*To be done:*
Take the lines of the data below from the very first through the line containing "import * as" and output them exactly, pictures excluded.

== == ==

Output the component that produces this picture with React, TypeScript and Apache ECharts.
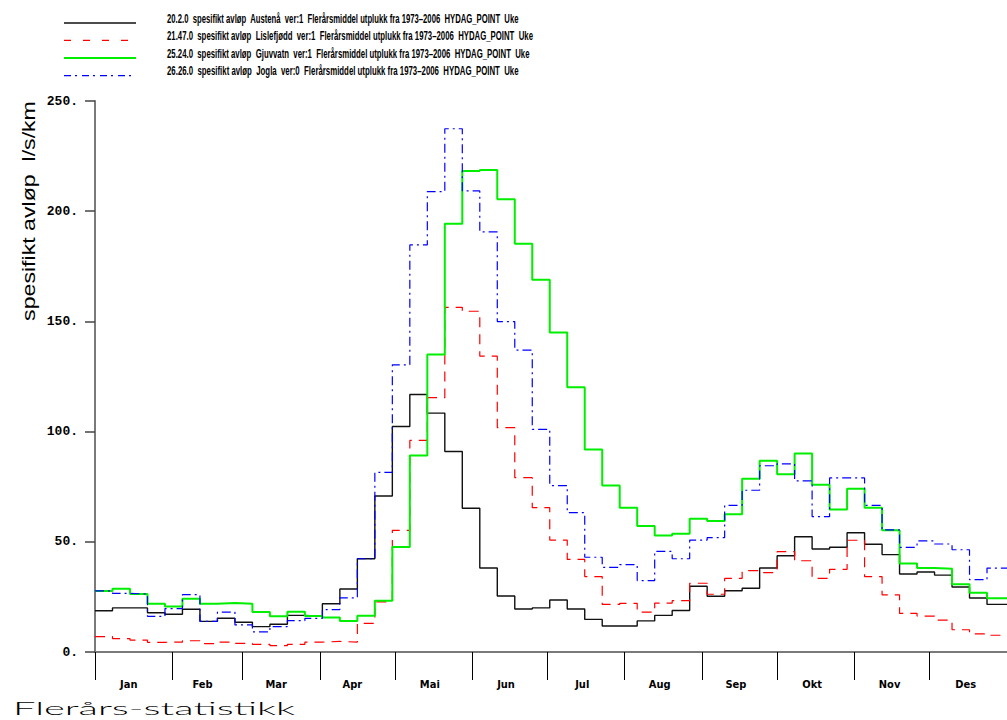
import React, { useEffect, useRef } from "react";
import * as echarts from "echarts";

// ---------- data ----------
const monthNames = ["Jan", "Feb", "Mar", "Apr", "Mai", "Jun", "Jul", "Aug", "Sep", "Okt", "Nov", "Des"];
const monthStartDays = [0, 31, 59, 90, 120, 151, 181, 212, 243, 273, 304, 334, 365];
const monthLabelDays = [13.5, 43, 72.5, 103, 134, 164.5, 195, 226, 256.5, 287, 318, 348.5];
const daysPerWeek = 7;
const yearDays = 365;

const seriesNames = [
  "20.2.0  spesifikt avløp  Austenå  ver:1  Flerårsmiddel utplukk fra 1973–2006  HYDAG_POINT  Uke",
  "21.47.0  spesifikt avløp  Lislefjødd  ver:1  Flerårsmiddel utplukk fra 1973–2006  HYDAG_POINT  Uke",
  "25.24.0  spesifikt avløp  Gjuvvatn  ver:1  Flerårsmiddel utplukk fra 1973–2006  HYDAG_POINT  Uke",
  "26.26.0  spesifikt avløp  Jogla  ver:0  Flerårsmiddel utplukk fra 1973–2006  HYDAG_POINT  Uke",
];

const austena = [18.7, 20, 20, 17.8, 17.1, 19.4, 13.9, 15.3, 13.5, 11.5, 12.6, 16.6, 16.3, 21.9, 28.6, 42.3, 70.8, 102.3, 116.8, 108.4, 91, 65.2, 38.1, 25.4, 19.5, 20, 23.6, 19.5, 14.8, 11.8, 11.8, 14.1, 16.6, 18.8, 29.8, 25.3, 27.8, 28.9, 38.1, 43.7, 52.3, 46.7, 47.5, 54.1, 48.9, 44.2, 35.4, 36.3, 34.9, 29.5, 24.5, 21.6];
const lislefjodd = [7, 6.1, 5.4, 4.4, 4.5, 5.1, 3.8, 4.5, 3.9, 3.5, 2.9, 3.5, 4.5, 4.8, 4.5, 13, 22.7, 55.2, 96, 115.4, 156.4, 154.6, 134.2, 101.8, 79.1, 65.5, 50.8, 42, 34.2, 21.6, 22.1, 18.1, 22.2, 23.3, 31.2, 26.2, 33.4, 36.9, 36, 45.5, 41.4, 33.4, 37.5, 50.7, 34.2, 25.9, 17.5, 16.3, 14.5, 10.1, 8.2, 7.6];
const gjuvvatn = [27.7, 28.7, 26.3, 21.9, 20.7, 24.2, 21.9, 22.2, 21.9, 18.1, 16.2, 18.3, 16.3, 15.7, 14.1, 16.5, 23.3, 47.6, 89.2, 135, 194.3, 218.2, 218.7, 205.4, 185.2, 168.9, 145, 120.1, 91.9, 75.5, 65.4, 57.2, 52.9, 53.7, 60.5, 59.4, 62.5, 78.6, 86.8, 80.6, 90.1, 75.9, 64.7, 74.1, 65.5, 55.2, 40.1, 38.1, 37.8, 30.7, 26.9, 24.4];
const jogla = [27.7, 26.6, 26.3, 16.2, 19.7, 26, 13.9, 18.1, 12.3, 9.1, 11.5, 14.2, 15.3, 19.2, 24.6, 42.3, 81.5, 130.3, 184.7, 208.9, 237.4, 209.2, 190.6, 149.9, 137, 101, 75.5, 63.2, 43, 38.4, 39.6, 32.4, 45.7, 42.3, 50.8, 51.9, 66.5, 73.4, 84.5, 85.4, 77.6, 61.4, 79, 79, 66.5, 55.4, 47.5, 50.4, 49, 46.4, 32.8, 38.1];

const yAxisTitle = "spesifikt avløp  l/s/km";
const bottomTitle = "Flerårs-statistikk";

// ---------- styles ----------
const seriesStyles = [
  { color: "#111111", width: 1.4, type: "solid" as any, legendDash: null as number[] | null },
  { color: "#ff0000", width: 1.2, type: [10, 7] as any, legendDash: [7, 12] },
  { color: "#00ee00", width: 2, type: "solid" as any, legendDash: null },
  { color: "#0000ff", width: 1.2, type: [9, 4, 2, 4] as any, legendDash: [7, 4, 2, 5] },
];

function measure(text: string, font: string): number {
  const ctx = document.createElement("canvas").getContext("2d");
  if (!ctx) return 1;
  ctx.font = font;
  return ctx.measureText(text).width || 1;
}

function toSteps(values: number[]): number[][] {
  const pts = values.map((v, i) => [i * daysPerWeek, v]);
  pts.push([yearDays, values[values.length - 1]]);
  return pts;
}

export default function App() {
  const ref = useRef<HTMLDivElement>(null);

  useEffect(() => {
    if (!ref.current) return;
    const chart = echarts.init(ref.current, undefined, { renderer: "svg" });

    const allValues = [austena, lislefjodd, gjuvvatn, jogla];

    const legendFont = 'bold 12px "Liberation Sans", Arial, sans-serif';
    const legendWidths = [352, 366, 363, 352];
    const legendBaselines = [23, 40.4, 58, 75.6];

    const graphics: any[] = [];
    seriesNames.forEach((name, i) => {
      const st = seriesStyles[i];
      graphics.push({
        type: "line",
        shape: { x1: 64, y1: legendBaselines[i], x2: 136, y2: legendBaselines[i] },
        style: {
          stroke: st.color,
          lineWidth: i === 2 ? 2 : 1.3,
          lineDash: st.legendDash || undefined,
        },
        silent: true,
      });
      const w = measure(name, legendFont);
      graphics.push({
        type: "text",
        x: 167,
        y: legendBaselines[i] - 4.3,
        scaleX: legendWidths[i] / w,
        style: {
          text: name,
          font: legendFont,
          fill: "#000",
          align: "left",
          verticalAlign: "middle",
          textAlign: "left",
          textVerticalAlign: "middle",
        },
        silent: true,
      });
    });

    const yTitleFont = '18px "Liberation Sans", Arial, sans-serif';
    graphics.push({
      type: "text",
      x: 28,
      y: 211,
      rotation: Math.PI / 2,
      scaleX: 220 / measure(yAxisTitle, yTitleFont),
      style: {
        text: yAxisTitle,
        font: yTitleFont,
        fill: "#000",
        align: "center",
        verticalAlign: "middle",
        textAlign: "center",
        textVerticalAlign: "middle",
      },
      silent: true,
    });

    const bottomFont = '300 18px Lato, "Liberation Sans", sans-serif';
    graphics.push({
      type: "text",
      x: 13,
      y: 708.5,
      scaleX: 282 / measure(bottomTitle, bottomFont),
      style: {
        text: bottomTitle,
        font: bottomFont,
        fill: "#000",
        align: "left",
        verticalAlign: "middle",
        textAlign: "left",
        textVerticalAlign: "middle",
      },
      silent: true,
    });

    chart.setOption({
      animation: false,
      backgroundColor: "#ffffff",
      grid: { left: 95, top: 101, width: 920, height: 551, containLabel: false },
      xAxis: {
        type: "value",
        min: 0,
        max: yearDays,
        splitLine: { show: false },
        axisLine: { show: true, lineStyle: { color: "#7a7a7a", width: 2 } },
        axisTick: {
          show: true,
          customValues: monthStartDays,
          length: 28,
          lineStyle: { color: "#000", width: 1 },
        },
        axisLabel: {
          show: true,
          customValues: monthLabelDays,
          formatter: (v: number) => {
            const idx = monthLabelDays.indexOf(v);
            return idx >= 0 ? monthNames[idx] : "";
          },
          margin: 27,
          fontSize: 11,
          fontWeight: "bold",
          fontFamily: '"Liberation Sans Narrow", "DejaVu Sans Condensed", "Liberation Sans", sans-serif',
          color: "#000",
        },
      },
      yAxis: {
        type: "value",
        min: 0,
        max: 250,
        interval: 50,
        splitLine: { show: false },
        axisLine: { show: true, lineStyle: { color: "#7a7a7a", width: 2 } },
        axisTick: { show: true, length: 10, lineStyle: { color: "#444", width: 1.5 } },
        axisLabel: {
          formatter: (v: number) => v + ".",
          margin: 17,
          fontSize: 13,
          fontWeight: "bold",
          fontFamily: '"Liberation Mono", "DejaVu Sans Mono", monospace',
          color: "#000",
        },
      },
      graphic: graphics,
      series: allValues.map((vals, i) => ({
        type: "line",
        name: seriesNames[i],
        step: "end",
        symbol: "none",
        showSymbol: false,
        data: toSteps(vals),
        lineStyle: {
          color: seriesStyles[i].color,
          width: seriesStyles[i].width,
          type: seriesStyles[i].type,
        },
        itemStyle: { color: seriesStyles[i].color },
        z: 2 + i,
      })),
    });

    return () => {
      chart.dispose();
    };
  }, []);

  return (
    <div
      ref={ref}
      style={{ position: "fixed", left: 0, top: 0, width: 1007, height: 720, background: "#fff" }}
    />
  );
}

== == ==

*Solution below:*
Output the component that produces this picture with React, TypeScript and Apache ECharts.
import React, { useEffect, useRef } from "react";
import * as echarts from "echarts";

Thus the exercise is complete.